Chief executive David McLoughlin and financial controller Denise Kavanagh were set timelines to turn the situation around, and the board also had its knuckles rapped. The current chair, former An Bord Pleanála chair Mary Kelly, took up her post in January 2019, just in time to be a key part of the solution. The festival announced last January that its 2019 costs had come in below budget and that its 2019 accounts for the year would show a surplus.
Wexford delights in doing things its own peculiar way. It's part of its unique charm. But potentially suicidal shortcomings of oversight do nothing to enhance that charm
The chasm between board and executive on the one hand and artistic decision-making on the other is of very long standing in Wexford. The board is of course right to take a course that gives artistic directors great freedoms. But its position has at various times amounted to a view so hands-offish as to seem bewildering.
The last time I spoke to a chair of the board – not the current incumbent – about the formal position on the use of Irish singers I dared to suggest that the artistic director might be encouraged in that direction. “But, Michael, could you do that?” was the answer that I got.

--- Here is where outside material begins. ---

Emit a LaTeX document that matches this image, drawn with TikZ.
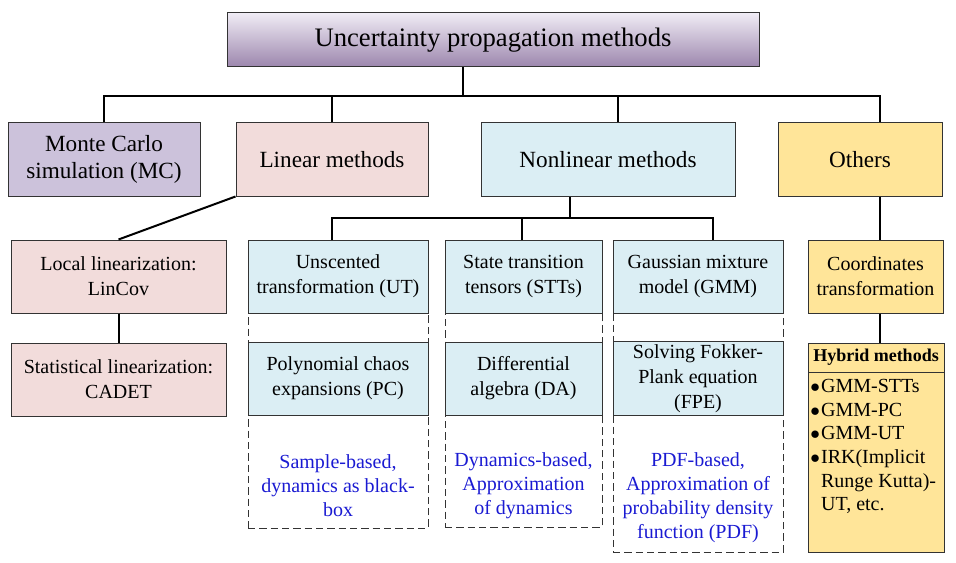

The urge to maintain some kind of arm’s-length approach to artistic decisions is understandable. But it is complicated by the fact that opera expertise from hands-on professional experience in places other than Wexford has long been very thin on the ground on the festival’s board. It’s not at all clear that reasonable dialogue has been the norm.
Wexford delights in doing things its own peculiar way. It’s part of its unique charm. But potentially self-destructive shortcomings of oversight do nothing to enhance that charm.
Financial control, it’s safe to say, will never be quite the same in Wexford again. And in the end that can only enhance the security of the environment in which the venerable festival’s artistic directors will have to work.